Artigo - A Formação em Xeque: O Xadrez e a Urgência de Resgatar Valores na Infância

Apresentar diversas modalidades esportivas durante o crescimento infantil tornou-se uma prática comum entre os pais, que enxergam no esporte um valioso complemento à formação de seus filhos. Mais do que um passatempo, o esporte configura-se como um microcosmo das disputas cotidianas que inevitavelmente surgirão na vida adulta.

Neste cenário, a resiliência, a capacidade de superar infortúnios sem sucumbir à lamentação, emerge como um atributo essencial a ser cultivado.

Para aqueles com formação cristã, o esporte oferece ainda uma analogia prática da jornada espiritual e pessoal, onde a busca incessante por aprimoramento moral e ético se destaca como missão primordial.

Dentre o leque de atividades esportivas, o Xadrez, um jogo historicamente reverenciado como "Nobre", associa-se a praticantes dotados de educação, inteligência e honradez. O cavalheirismo outrora regia as partidas, onde o cumprimento cordial ao adversário, tanto no início quanto ao final do jogo, e o desejo sincero de uma boa disputa transcendiam a mera busca pela vitória. O valor do oponente e o crescimento pessoal do jogador eram intrinsecamente mais relevantes do que o resultado.

Entretanto, uma preocupante erosão desses valores de honra e civilidade tem se infiltrado na formação de nossas crianças, impulsionada por regulamentações estabelecidas por adultos em federações que, por vezes, priorizam a competição em detrimento da educação do jovem enxadrista. Em alguns casos, professores e treinadores adotam a prática de ensinar "macetes" superficiais, incentivando a vitória a qualquer custo, em detrimento do desenvolvimento de um caráter íntegro e de um aprendizado profundo do jogo.

Dentre os diversos desvios observados nessa formação inicial, destaca-se a controversa orientação para que as crianças não avisem o xeque ao adversário.

Avisar o xeque no xadrez, especialmente em competições escolares envolvendo crianças com menos de 12 anos (uma fase em que a excelência no jogo ainda é uma exceção), pode ser interpretado como uma manifestação de etiqueta e cortesia com múltiplos benefícios:

Auxílio ao Iniciante: Para aqueles que ainda desvendam as complexidades do tabuleiro, o aviso serve como um farol, alertando para a ameaça iminente ao seu rei e facilitando a compreensão dos padrões de ataque.
Comunicação Amigável: O anúncio do xeque estabelece um canal de comunicação mais aberto e colaborativo entre os jovens jogadores, tornando a experiência da partida mais agradável e menos intimidante.
Etiqueta e Cavalheirismo: A tradição de alertar sobre o "xeque", embora não codificada em regras oficiais, ecoa os valores nobres que historicamente adornaram o xadrez, cultivando a cortesia e o respeito mútuo entre os competidores.
Contudo, essa perspectiva formativa parece estar sendo negligenciada.
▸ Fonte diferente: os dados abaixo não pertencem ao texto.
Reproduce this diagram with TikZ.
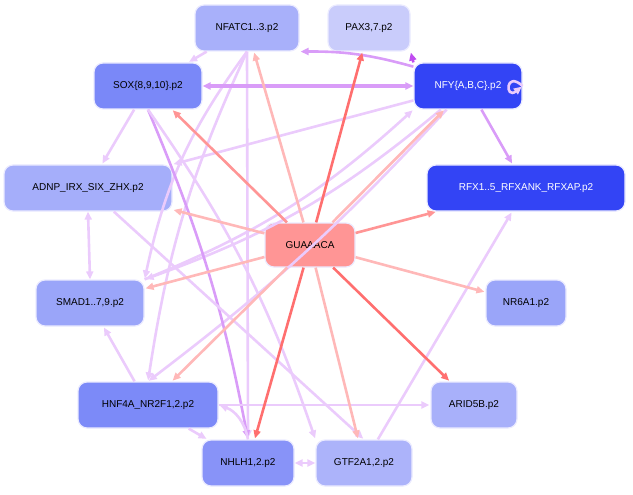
\documentclass[tikz,border=0pt]{standalone}
\usepackage{fontspec}
\setmainfont{Liberation Sans}
\usetikzlibrary{arrows.meta}
\definecolor{redA}{HTML}{FF6F6F}
\definecolor{redB}{HTML}{FF9595}
\definecolor{redC}{HTML}{FFB8B8}
\definecolor{purA}{HTML}{C04CF0}
\definecolor{purB}{HTML}{D99CF8}
\definecolor{purC}{HTML}{EBCBFC}
\tikzset{
  tf/.style={draw=blue!8, line width=1.2pt, rounded corners=9pt, minimum height=46pt, inner sep=0pt, font=\fontsize{10}{12}\selectfont},
  edge/.style={-{Triangle[length=8pt,width=7pt]}, line width=2.6pt, shorten >=1pt},
  bi/.style={{Triangle[length=8pt,width=7pt]}-{Triangle[length=8pt,width=7pt]}, line width=2.6pt}
}
\begin{document}
\begin{tikzpicture}[x=1pt,y=-1pt]
\useasboundingbox (0,0) rectangle (633,495);
% nodes
\node[tf, fill={rgb,255:red,168;green,176;blue,250}, minimum width=104pt] (nfatc) at (247,28) {NFATC1..3.p2};
\node[tf, fill={rgb,255:red,201;green,204;blue,251}, minimum width=82pt] (pax) at (369,28) {PAX3,7.p2};
\node[tf, fill={rgb,255:red,122;green,136;blue,248}, minimum width=108pt] (sox) at (148,86) {SOX\{8,9,10\}.p2};
\node[tf, fill={rgb,255:red,51;green,68;blue,245}, text=white, minimum width=108pt] (nfy) at (468,86) {NFY\{A,B,C\}.p2};
\node[tf, fill={rgb,255:red,165;green,174;blue,250}, minimum width=168pt] (adnp) at (88,188) {ADNP\_IRX\_SIX\_ZHX.p2};
\node[tf, fill={rgb,255:red,51;green,68;blue,245}, text=white, minimum width=198pt] (rfx) at (526,188) {RFX1..5\_RFXANK\_RFXAP.p2};
\node[tf, fill=redB, minimum width=90pt, minimum height=44pt] (motif) at (310,245) {GUAAACA};
\node[tf, fill={rgb,255:red,154;green,165;blue,249}, minimum width=108pt] (smad) at (90,303) {SMAD1..7,9.p2};
\node[tf, fill={rgb,255:red,154;green,165;blue,249}, minimum width=80pt] (nr6a1) at (526,303) {NR6A1.p2};
\node[tf, fill={rgb,255:red,124;green,138;blue,248}, minimum width=140pt] (hnf4a) at (148,405) {HNF4A\_NR2F1,2.p2};
\node[tf, fill={rgb,255:red,168;green,176;blue,250}, minimum width=86pt] (arid5b) at (474,405) {ARID5B.p2};
\node[tf, fill={rgb,255:red,136;green,147;blue,248}, minimum width=92pt] (nhlh) at (248,463) {NHLH1,2.p2};
\node[tf, fill={rgb,255:red,172;green,179;blue,250}, minimum width=96pt] (gtf2a) at (364,463) {GTF2A1,2.p2};
% regulator edges
\begin{scope}[on background layer/.style={}]
\draw[edge, purC] (nfatc) -- (sox);
\draw[edge, purC] (nfatc.south) to[bend right=8] (hnf4a.north);
\draw[edge, purC] (nfatc.south) -- (nhlh.north);
\draw[edge, purC] (nfatc.south) to[bend right=12] (smad.north east);
\draw[edge, purB] (nfy) to[bend right=8] (nfatc.south east);
\draw[edge, purA] (nfy.north west) -- (pax.south east);
\draw[bi, purB, line width=4pt] (nfy) -- (sox);
\draw[edge, purC] (nfy.east) .. controls (505,70) and (505,100) .. (nfy.east);
\draw[edge, purB] (nfy) -- (rfx);
\draw[edge, purC] (nfy) -- (adnp.north east);
\draw[edge, purC] (nfy) to[bend left=10] (smad.north east);
\draw[edge, purC] (nfy) to[bend left=5] (hnf4a.north);
\draw[edge, purC] (smad.north east) to[bend right=10] (nfy.south west);
\draw[edge, purC] (sox) -- (adnp);
\draw[edge, purB] (sox.south) to[bend left=6] (nhlh.north);
\draw[edge, purC] (sox.south) to[bend left=8] (gtf2a.north west);
\draw[bi, purC] (adnp.south) -- (smad.north);
\draw[edge, purC] (adnp) -- (gtf2a.north);
\draw[edge, purC] (hnf4a) -- (smad);
\draw[edge, purC] (hnf4a) -- (arid5b);
\draw[edge, purC] (hnf4a) -- (nhlh);
\draw[edge, purC] (nhlh.north) to[bend right=30] (hnf4a.east);
\draw[bi, purC] (nhlh) -- (gtf2a);
\draw[edge, purC] (gtf2a) -- (rfx);
% motif edges
\draw[edge, redA] (motif) -- (pax);
\draw[edge, redC] (motif) -- (nfatc);
\draw[edge, redB] (motif) -- (sox);
\draw[edge, redC] (motif) -- (adnp);
\draw[edge, redC] (motif) -- (nfy);
\draw[edge, redB] (motif) -- (rfx);
\draw[edge, redC] (motif) -- (nr6a1);
\draw[edge, redC] (motif) -- (smad);
\draw[edge, redC] (motif) -- (hnf4a);
\draw[edge, redA] (motif) -- (nhlh);
\draw[edge, redC] (motif) -- (gtf2a);
\draw[edge, redA] (motif) -- (arid5b);
\end{scope}
\end{tikzpicture}
\end{document}
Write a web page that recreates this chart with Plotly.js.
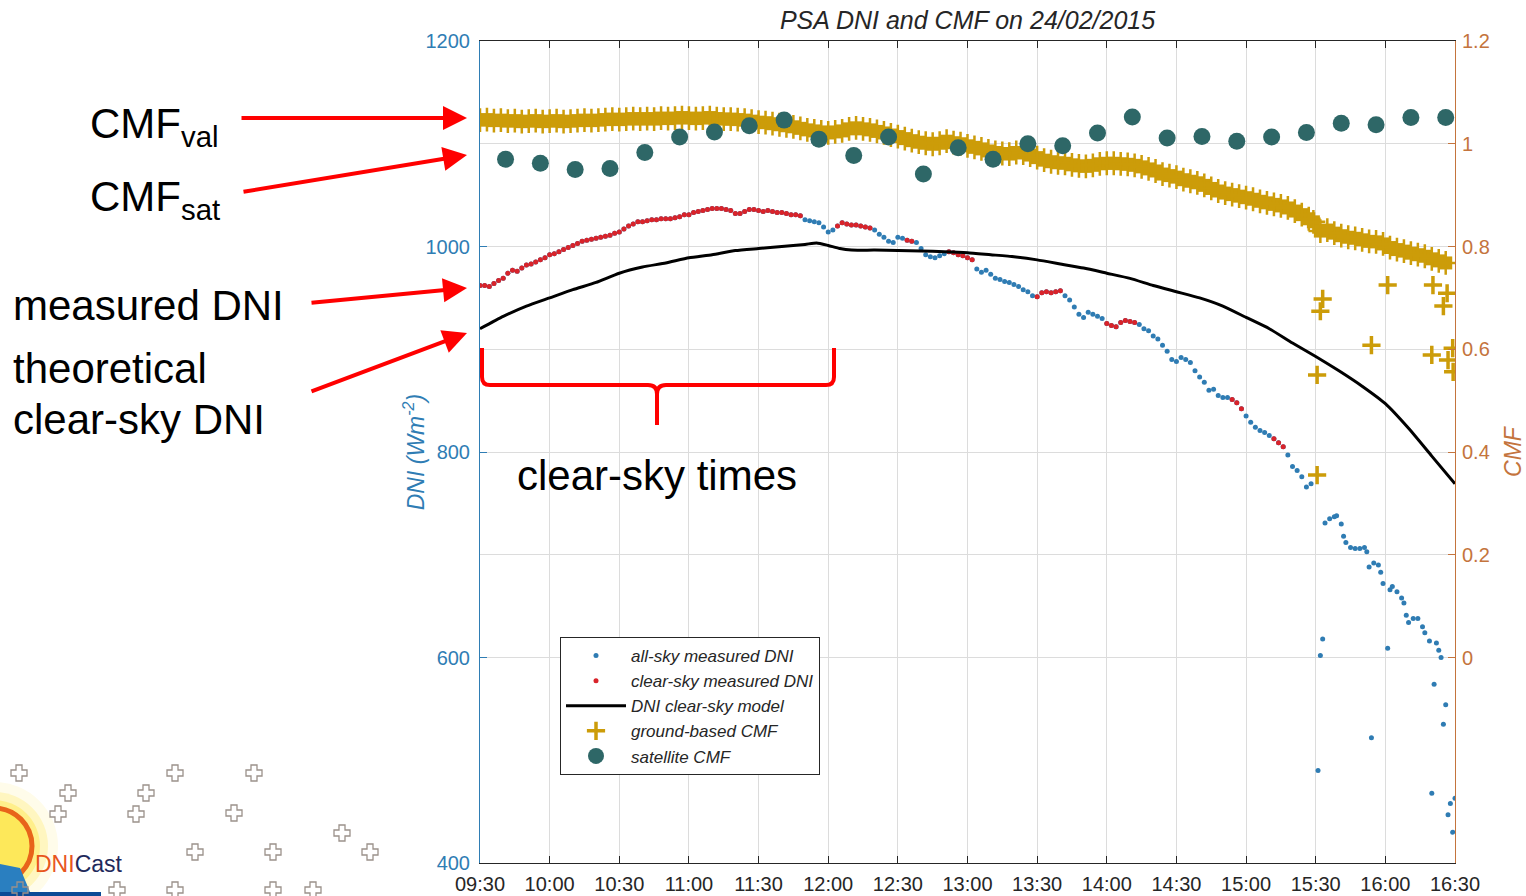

Infelizmente, testemunhamos uma geração adulta marcada, em muitos casos, pela mesquinhez e por disputas que acirram a desigualdade social. Um cenário onde a disposição para ensinar e a empatia no ambiente de trabalho rareiam, substituídas pela torcida pelo fracasso alheio como trampolim para o crescimento individual. Um jogo de regras frias, individualismo exacerbado e ausência de hombridade.

Urge que entidades como a FIDE (International Chess Federation) e a CBX (Confederação Brasileira de Xadrez) reconsiderem a imposição dessas regras competitivas modernas para as crianças em torneios escolares. É imperativo que a postura de árbitros e treinadores seja revista, com um foco renovado na formação integral do indivíduo.

Acreditamos que a maioria dos pais e da sociedade não anseiam por meros campeões de xadrez mirins, mas sim por cidadãos melhores para o nosso futuro. A oportunidade de moldar essas novas gerações de forma mais virtuosa do que fomos moldados é uma responsabilidade que não podemos negligenciar. A busca pela criação de indivíduos honestos, honrados e empáticos representa o legado mais valioso que podemos construir.

É tempo de resgatarmos o verdadeiro espírito nobre do xadrez, relegando essa cultura de individualismo e falta de cavalheirismo ao universo adulto. O futuro de nossas crianças, e por extensão, de nossa sociedade, está em xeque. A hora de agir e priorizar a formação de seres humanos melhores é agora.